Extract the first line through the line containing "left_high = [[47.4, 75.5], [42, 76.3], [30.7, 29], [15.3, 30.5]]" from the listing below, exactly as written.

^^^^

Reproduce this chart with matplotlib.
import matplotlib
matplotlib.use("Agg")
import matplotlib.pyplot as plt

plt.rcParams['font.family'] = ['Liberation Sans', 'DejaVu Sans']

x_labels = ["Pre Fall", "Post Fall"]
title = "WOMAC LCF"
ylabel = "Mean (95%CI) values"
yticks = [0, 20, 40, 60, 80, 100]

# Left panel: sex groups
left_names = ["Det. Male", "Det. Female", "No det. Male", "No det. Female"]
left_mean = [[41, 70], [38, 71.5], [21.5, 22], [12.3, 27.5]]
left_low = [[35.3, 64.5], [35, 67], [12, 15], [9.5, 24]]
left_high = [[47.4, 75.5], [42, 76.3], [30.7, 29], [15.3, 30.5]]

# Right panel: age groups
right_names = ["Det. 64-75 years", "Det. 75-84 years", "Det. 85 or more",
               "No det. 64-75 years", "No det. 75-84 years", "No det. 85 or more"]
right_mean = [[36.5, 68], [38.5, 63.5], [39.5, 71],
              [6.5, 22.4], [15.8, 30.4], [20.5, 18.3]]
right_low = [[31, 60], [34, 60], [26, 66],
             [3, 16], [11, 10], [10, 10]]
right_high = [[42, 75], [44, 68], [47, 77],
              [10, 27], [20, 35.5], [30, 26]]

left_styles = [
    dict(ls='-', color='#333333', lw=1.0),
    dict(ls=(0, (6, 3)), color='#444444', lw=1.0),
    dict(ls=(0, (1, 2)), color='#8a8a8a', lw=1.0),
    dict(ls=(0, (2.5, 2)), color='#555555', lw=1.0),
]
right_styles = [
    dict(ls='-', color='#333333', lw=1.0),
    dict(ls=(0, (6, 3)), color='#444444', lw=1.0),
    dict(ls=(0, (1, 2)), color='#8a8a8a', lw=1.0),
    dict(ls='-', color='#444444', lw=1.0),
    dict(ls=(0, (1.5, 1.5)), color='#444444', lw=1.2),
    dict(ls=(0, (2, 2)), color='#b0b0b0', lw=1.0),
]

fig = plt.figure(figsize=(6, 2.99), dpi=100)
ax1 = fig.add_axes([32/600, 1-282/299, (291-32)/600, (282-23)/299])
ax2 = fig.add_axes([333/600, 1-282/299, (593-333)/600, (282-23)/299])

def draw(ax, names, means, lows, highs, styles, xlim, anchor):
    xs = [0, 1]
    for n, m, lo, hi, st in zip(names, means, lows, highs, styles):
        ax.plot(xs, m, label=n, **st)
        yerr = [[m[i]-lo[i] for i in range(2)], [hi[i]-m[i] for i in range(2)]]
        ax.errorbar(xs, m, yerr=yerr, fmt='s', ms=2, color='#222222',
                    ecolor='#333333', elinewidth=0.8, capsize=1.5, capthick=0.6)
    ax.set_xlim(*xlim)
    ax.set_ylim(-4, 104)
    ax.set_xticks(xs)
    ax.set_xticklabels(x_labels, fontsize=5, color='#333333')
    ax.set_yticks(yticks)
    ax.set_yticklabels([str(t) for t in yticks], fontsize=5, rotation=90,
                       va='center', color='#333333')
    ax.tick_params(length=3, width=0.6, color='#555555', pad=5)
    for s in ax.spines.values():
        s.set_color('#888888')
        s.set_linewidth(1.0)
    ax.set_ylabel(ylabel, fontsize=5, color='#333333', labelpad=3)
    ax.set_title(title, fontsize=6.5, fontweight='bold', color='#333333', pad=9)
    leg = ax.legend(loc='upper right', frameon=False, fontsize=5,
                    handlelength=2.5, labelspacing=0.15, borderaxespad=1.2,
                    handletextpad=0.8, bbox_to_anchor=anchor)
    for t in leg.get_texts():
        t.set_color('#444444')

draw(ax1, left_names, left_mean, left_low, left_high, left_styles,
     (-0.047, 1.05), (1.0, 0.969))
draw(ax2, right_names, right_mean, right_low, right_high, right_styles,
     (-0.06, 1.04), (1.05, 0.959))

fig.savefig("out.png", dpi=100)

^^^^

- PROBLEM SOLUTION
Reproduce this chart with matplotlib.
import matplotlib
matplotlib.use("Agg")
import matplotlib.pyplot as plt

plt.rcParams['font.family'] = ['Liberation Sans', 'DejaVu Sans']

x_labels = ["Pre Fall", "Post Fall"]
title = "WOMAC LCF"
ylabel = "Mean (95%CI) values"
yticks = [0, 20, 40, 60, 80, 100]

# Left panel: sex groups
left_names = ["Det. Male", "Det. Female", "No det. Male", "No det. Female"]
left_mean = [[41, 70], [38, 71.5], [21.5, 22], [12.3, 27.5]]
left_low = [[35.3, 64.5], [35, 67], [12, 15], [9.5, 24]]
left_high = [[47.4, 75.5], [42, 76.3], [30.7, 29], [15.3, 30.5]]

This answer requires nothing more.